Ivy Leaguers Keep Grip on Colombia Economy Amid Drug Chaos

By Matthew Bristow – May 24, 2016

Bloomberg News

Earlier this year, a cocaine gang shut down an entire region of northern Colombia, torching cars that defied its orders to stay off the highways. Police officers were assassinated and a truck driver was murdered.

In what might as well be a parallel universe, the country’s finance officials, educated at the world’s most prestigious institutions, are negotiating its expected entry into the Organisation for Economic Cooperation and Development, the club of rich nations with the highest standards of governance and transparency. The economy expanded 3.1 percent last year, outpacing every other major country in the Americas except Peru.

“That’s our schizophrenia,” said Ana Fernanda Maiguashca, a central bank co-director who grew up in Cali when the city was home to the world’s richest drug traffickers, before winning a scholarship to Columbia University in New York.

As Maiguashca notes, Colombia is a dichotomy. By some measures it is the most stable economy in South America, yet also the violent and chaotic heart of the world’s cocaine industry. Even as guerrillas and drug cartels have spread chaos in recent decades, highly-qualified technocrats managed its finances, allowing it to avoid the debt defaults, hyperinflation and slumps that have plagued the rest of the region.

A Developed Nation by 2023?

Now the government is close to signing a deal to dismantle the Revolutionary Armed Forces of Colombia, or FARC, a Marxist group, after decades of civil conflict. The accord is being promoted as a major step forward for Colombia, something that will boost investment and remove a major obstacle to wealth production. Finance Minister Mauricio Cardenas has said Colombia can become a developed nation by 2023.

But some analysts note that the spread of criminal gangs and the risk that they will take over territory abandoned by the FARC could act as a brake on the technocracy’s goal.

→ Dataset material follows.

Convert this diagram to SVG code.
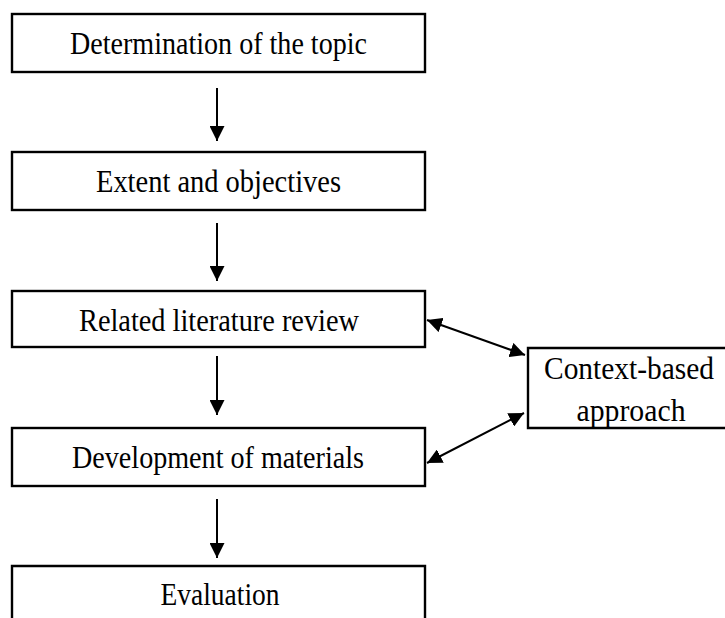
<svg xmlns="http://www.w3.org/2000/svg" width="725" height="618" viewBox="0 0 725 618">
<style>
.box{fill:#fff;stroke:#000;stroke-width:2.4}
.lbl{font-family:"Liberation Serif","DejaVu Serif","Times New Roman",serif;font-size:32px;fill:#000;text-anchor:middle}
.con{stroke:#000;stroke-width:2;fill:none}
</style>
<defs>
<marker id="ah" markerUnits="userSpaceOnUse" markerWidth="17" markerHeight="15" refX="15" refY="7.5" orient="auto-start-reverse">
<path d="M0,0 L15,7.5 L0,15 Z" fill="#000"/>
</marker>
</defs>
<rect width="725" height="618" fill="#fff"/>
<g id="n1"><rect class="box" x="12" y="14" width="413" height="58"/><text class="lbl" x="218.5" y="54" textLength="297" lengthAdjust="spacingAndGlyphs">Determination of the topic</text></g>
<g id="n2"><rect class="box" x="12" y="152" width="413" height="58"/><text class="lbl" x="218.5" y="192" textLength="245" lengthAdjust="spacingAndGlyphs">Extent and objectives</text></g>
<g id="n3"><rect class="box" x="12" y="291" width="413" height="56"/><text class="lbl" x="219" y="331" textLength="280" lengthAdjust="spacingAndGlyphs">Related literature review</text></g>
<g id="n4"><rect class="box" x="12" y="428" width="413" height="58"/><text class="lbl" x="218" y="468" textLength="292" lengthAdjust="spacingAndGlyphs">Development of materials</text></g>
<g id="n5"><path class="box" d="M12,625 V566 H425 V625"/><text class="lbl" x="220" y="605" textLength="119" lengthAdjust="spacingAndGlyphs">Evaluation</text></g>
<g id="n6"><path class="box" d="M730,348 H528 V428 H730"/><text class="lbl" x="629" y="379" textLength="170" lengthAdjust="spacingAndGlyphs">Context-based</text><text class="lbl" x="631" y="421" textLength="109" lengthAdjust="spacingAndGlyphs">approach</text></g>
<g id="connectors">
<line class="con" x1="217" y1="88" x2="217" y2="141" marker-end="url(#ah)"/>
<line class="con" x1="217" y1="223" x2="217" y2="281" marker-end="url(#ah)"/>
<line class="con" x1="217" y1="356" x2="217" y2="415" marker-end="url(#ah)"/>
<line class="con" x1="217" y1="499" x2="217" y2="558" marker-end="url(#ah)"/>
<line class="con" x1="427" y1="320" x2="525" y2="355" marker-start="url(#ah)" marker-end="url(#ah)"/>
<line class="con" x1="427" y1="463" x2="524" y2="413" marker-start="url(#ah)" marker-end="url(#ah)"/>
</g>
</svg>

If, by contrast, the armed groups can be eliminated, Colombia’s standard of living can converge with that of wealthier nations in the region, such as Mexico and Chile.

Colombia’s civil service elite was born following a 1960s foreign exchange crisis, according to Rodrigo Botero, who served as Finance Minister in the 1970s. That led the central bank and other institutions to set up programs for people to do post-graduate work abroad, to improve the quality of policy-making.

Berkeley, Harvard, LSE

Today, virtually everyone with any say over Colombia’s economy has been trained at a U.S. or European university: the President (London School of Economics), the Minister of Finance (Berkeley), the Central Bank Governor (University of Illinois at Urbana-Champaign), the Director of Public Credit (Harvard), and the head of the state oil company (New York University).

At the same time, large parts of the country barely have a government at all, which allows criminal gangs to flourish. The state’s weak presence in much of the countryside means that, even in the best of cases, the anarchic side of Colombia will continue to exist for most of a generation, according to Adam Isacson of the Washington Office on Latin America.

“We’ve seen in Iraq and Afghanistan you can’t just plant functioning government seeds and expect them to sprout,” Isacson said in a phone interview. “If you compare today to Colombia 15 years ago, they’ve made a lot of progress reducing the amount of Colombia that is anarchic Colombia, but it’s a long-term process.”

One complication is a surge in cocaine production, which is pouring money into the coffers of criminal groups. The amount of land dedicated to growing coca, the raw material for making cocaine, continued to rise last year, according to the Defense Ministry, on top of a 44 percent increase in 2014. That means that, after years of falling production, the nation is once again producing more than Peru and Bolivia combined.

But while organized crime has managed to corrupt Congress, regional governments, the justice system and security forces, key economic institutions have largely remained aloof. These institutions have also developed a strong and unusual culture of favoring technical competence over political allegiance, according to Botero.

Off Limits

Everyone in Colombian public life understands that the nation’s key economic institutions — the Finance Ministry, the Central Bank and the Department of National Planning — are off limits for certain types of behavior, said José Antonio Ocampo, a former Colombian Finance Minister who now teaches at Columbia University.

“There’s an implicit political consensus that these institutions will not be significantly affected by politics,” he said. Ocampo said that when he was Agriculture Minister, he would often be approached by members of Congress seeking jobs for their proteges, but that this never happened when he became head of National Planning.

These islands of technical competence are now spreading beyond the government agencies that control the national purse strings, to the Health Ministry, the Ministry of Mines and Energy, the Ministry of Industry and Commerce, and other parts of the state, Botero said.

But while the economics doctorates slowly take control over bigger areas of the state, the cocaine gangs are also spreading their power — to illegal gold and other forms of mining. The also raise money from extortion of businesses in areas they control. A battle is looming.

Jorge Restrepo, an economics professor at Bogota’s Javeriana University who studies the conflict, put it this way: “If we are not able to defeat these highly violent organized groups, we are not going to be able to enter into a post-conflict phase.”